As the war heats up, audiences are chilling out at movie comedies. And we're not fussy. Bringing Down the House and Head of State are inexplicable hits. Marked on that low curve, Anger Management is a big improvement. You smile just thinking about Adam Sandler as a schlub forced to take anger-management classes from a rageaholic shrink played by Jack Nicholson. It makes a cracked sort of sense. Sandler is always getting pissed off onscreen, from Happy Gilmore to Mr. Deeds. Nicholson has won Oscars for going cuckoo, and off camera he once bashed in someone's windshield with a golf club. In Anger Management, he uses a baseball bat. Teaming these two should be furious fun. "I'm wetting my Jockeys here," Nicholson tells Sandler at one point. Well, it's not that funny.

You don't produce classic farce by going sitcom. Sandler doesn't rise to Nicholson's level — Nicholson sinks to the Waterboy mark. We're a long way from Punch Drunk Love, the P.T. Anderson film that showed hidden depths in Sandler. Anger Management is directed by Peter Segal, the auteur of Nutty Professor II: The Klumps.
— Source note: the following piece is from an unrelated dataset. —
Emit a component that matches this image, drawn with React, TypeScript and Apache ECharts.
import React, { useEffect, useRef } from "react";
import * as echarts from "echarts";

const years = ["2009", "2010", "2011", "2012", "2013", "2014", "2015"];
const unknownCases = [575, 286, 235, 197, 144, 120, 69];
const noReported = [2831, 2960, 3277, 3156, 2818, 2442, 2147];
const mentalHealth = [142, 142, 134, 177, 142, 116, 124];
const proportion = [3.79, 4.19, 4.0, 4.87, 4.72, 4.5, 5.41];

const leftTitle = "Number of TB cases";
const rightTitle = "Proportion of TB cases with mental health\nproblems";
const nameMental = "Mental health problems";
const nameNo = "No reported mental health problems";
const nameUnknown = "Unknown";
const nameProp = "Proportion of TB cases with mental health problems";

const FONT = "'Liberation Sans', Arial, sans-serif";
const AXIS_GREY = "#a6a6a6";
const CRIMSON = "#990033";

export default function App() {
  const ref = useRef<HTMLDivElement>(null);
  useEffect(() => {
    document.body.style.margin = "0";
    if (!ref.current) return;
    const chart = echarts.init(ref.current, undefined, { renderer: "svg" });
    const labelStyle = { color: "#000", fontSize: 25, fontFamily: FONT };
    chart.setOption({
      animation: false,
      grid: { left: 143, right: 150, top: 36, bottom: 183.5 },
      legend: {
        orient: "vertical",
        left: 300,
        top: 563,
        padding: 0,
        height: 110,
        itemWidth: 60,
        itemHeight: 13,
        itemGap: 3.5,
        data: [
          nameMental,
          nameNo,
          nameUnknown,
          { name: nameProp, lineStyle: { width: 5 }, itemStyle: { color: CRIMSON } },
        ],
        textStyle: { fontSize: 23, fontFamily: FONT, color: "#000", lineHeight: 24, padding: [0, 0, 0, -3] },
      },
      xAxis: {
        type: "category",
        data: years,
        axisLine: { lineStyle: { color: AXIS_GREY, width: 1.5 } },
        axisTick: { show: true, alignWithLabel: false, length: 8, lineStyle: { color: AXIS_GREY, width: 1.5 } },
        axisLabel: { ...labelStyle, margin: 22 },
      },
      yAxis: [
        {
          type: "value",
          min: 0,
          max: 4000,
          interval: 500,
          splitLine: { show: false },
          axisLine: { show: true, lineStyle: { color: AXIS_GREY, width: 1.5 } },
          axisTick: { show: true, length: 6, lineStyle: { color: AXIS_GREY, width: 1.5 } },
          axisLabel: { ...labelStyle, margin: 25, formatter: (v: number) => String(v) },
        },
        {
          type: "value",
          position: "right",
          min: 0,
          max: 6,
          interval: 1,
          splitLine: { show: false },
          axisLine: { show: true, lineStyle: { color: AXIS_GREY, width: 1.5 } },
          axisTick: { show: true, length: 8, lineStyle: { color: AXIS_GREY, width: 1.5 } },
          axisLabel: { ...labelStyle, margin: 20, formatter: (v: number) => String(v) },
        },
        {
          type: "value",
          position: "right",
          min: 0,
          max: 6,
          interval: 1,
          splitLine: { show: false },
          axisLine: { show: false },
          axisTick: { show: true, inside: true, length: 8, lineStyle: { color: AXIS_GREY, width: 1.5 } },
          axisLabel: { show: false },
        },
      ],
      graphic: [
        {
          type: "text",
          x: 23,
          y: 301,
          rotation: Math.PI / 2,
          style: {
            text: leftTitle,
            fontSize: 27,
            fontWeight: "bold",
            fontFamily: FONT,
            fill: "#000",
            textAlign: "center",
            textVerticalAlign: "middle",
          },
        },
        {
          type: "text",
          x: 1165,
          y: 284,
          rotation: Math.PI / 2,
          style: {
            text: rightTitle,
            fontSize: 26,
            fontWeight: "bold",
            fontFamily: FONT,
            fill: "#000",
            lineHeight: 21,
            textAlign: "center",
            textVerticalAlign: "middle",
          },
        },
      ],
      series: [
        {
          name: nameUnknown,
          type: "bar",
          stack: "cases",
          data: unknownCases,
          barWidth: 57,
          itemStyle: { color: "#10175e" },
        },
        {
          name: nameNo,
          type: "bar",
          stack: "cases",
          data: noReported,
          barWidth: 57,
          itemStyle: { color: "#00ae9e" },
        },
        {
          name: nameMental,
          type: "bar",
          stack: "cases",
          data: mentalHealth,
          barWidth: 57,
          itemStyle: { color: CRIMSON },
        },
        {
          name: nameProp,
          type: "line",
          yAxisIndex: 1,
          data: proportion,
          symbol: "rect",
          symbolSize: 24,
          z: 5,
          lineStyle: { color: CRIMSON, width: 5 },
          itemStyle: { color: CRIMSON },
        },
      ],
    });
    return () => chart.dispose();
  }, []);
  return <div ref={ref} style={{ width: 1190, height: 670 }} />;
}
The script is by David Dorfman, who saves his wit for the film's production notes, describing himself as "a former CIA assassin who killed nineteen men while ostensibly working as a writer for The Price Is Right."

That said, Anger Management has its moments. It helps that Sandler underplays. As Dave Buznik, he designs clothes for fat felines, lets his boss demean him and is too timid to kiss his girl, Linda (perky Marisa Tomei), in public. Falsely accused of air rage (he only asked for a headset), Dave is ordered to anger therapy with Dr. Buddy Rydell, hammed by Nicholson with all the eye-bugging, brow-wiggling, scenery-chomping swagger he shunned in About Schmidt. Lock up the kids and grandma, this is Jack unleashed.

It's good fun for a while, especially the therapy sessions that feature Luis Guzman as a gay hood with a paunch he covers in Day-Glo spandex and John Turturro as Dave's "anger buddy." John C. Reilly also scores as a bully turned Buddhist monk. The plot kicks in when Buddy hits on Linda. "You put your crazy, corroded tongue in my girlfriend's mouth," seethes Dave.

If this makes no sense, the ending — as bogus as the one in Basic — clears it up. The jokes stay hit-and-miss. Buddy trying to calm Dave by crooning "I Feel Pretty" might work if Robert De Niro hadn't just done it in Analyze That. But you hear the thud when Buddy tells Dave to seduce a bar girl (Heather Graham) with the line "You make me explode in my pants."

here's a desperation in how the movie loads up on cameos, from Woody Harrelson as a German drag queen known for "lickinzeedickin" to John McEnroe, Bobby Knight and Rudy Giuliani as themselves. "You can do it," Rudy shouts to Dave at a Yankee game. Sandler can do it; so can Nicholson. What gets you angry is they didn't do it better.